WASHINGTON - Montgomery County Chamber of Commerce President Richard N.
Parsons could not say for sure why the White House tapped him to share the
stage with President Bush at the National Institutes of Health on
Wednesday.
But he was not about to turn down the opportunity.
Parsons, one of five people invited to a "conversation" with the president
about health care, told Bush that the chamber saw its $2,400-a-month premiums
drop when it went from insuring two workers to insuring five. If small
organizations like his could band together across state lines to pool the risk,
insurance premiums would drop, he argued.
Bush agreed with Parsons' call for such association health plans, one of
several healthcare reform measures the president touted Wednesday to an
auditorium packed with several hundred NIH workers.
"I think a restaurateur in Maryland ought to be able to combine in the same
insurance plan as a restaurateur in Texas," Bush said.
"And so I look forward to working with Congress to get an association health
plan out, a bill out that will allow for pooling of risk for small business
owners across jurisdictional boundaries," he said, as well as benefiting
non-profits like Parsons'.
After opening the hour-long event with comments on topics that ranged from
Iraq to the deficit, Bush asked Parsons and the others on the stage to share
their stories or concerns.
The panelists included a roofer from Atlanta who solved his company's
insurance problems through health savings accounts, individual tax-exempt
accounts that are used to pay health plan deductibles. Panelists also included a
woman who does healthcare outreach among the poor and working poor in Louisiana
and the owner of an Iowa insurance agency.

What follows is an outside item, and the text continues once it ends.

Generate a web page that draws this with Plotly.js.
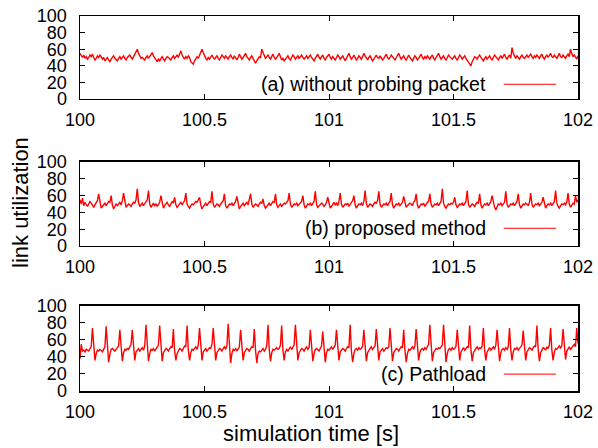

Bush questioned the speakers in turn and seized on their stories to pitch his
initiatives.
"Imagine someone living in Maryland getting on the Internet and being able to
shop nationwide for an insurance plan that meets his or her specific needs," he
said.
Parsons said that increasing the level of competition among insurance
companies "is critical" to making coverage more affordable and accessible.
Consolidating policies through association health plans would not threaten the
providers, he said.
He told Bush that "the lack of choice" in health insurance in Maryland
"doesn't affect just consumers, but small business owners in particular, and
small non-profits, like ours."
"We have a very small range of choices that we can select from when we go to
do what we all want to do -- which is provide our employees with good coverage
at good prices," Parsons said.
One problem is the high number of mandated healthcare benefits in Maryland,
Parsons said, which drives up premiums. According to the Maryland Health Care
Commission, Maryland has 40 mandated healthcare benefits, as opposed to 15 in
Pennsylvania and 11 in Washington, D.C.
Parsons thinks mandatory benefits, such as hair plug implants and in vitro
fertilization, may go unused while jacking up prices for everyone.
Parsons said that even though Maryland "is one of the leading biotech and
medical innovations centers of the world today, we have about . . . four
companies that will even write policies for small businesses in the state. And
we've got to expand choices."
Bush said, "That's common sense, isn't it?"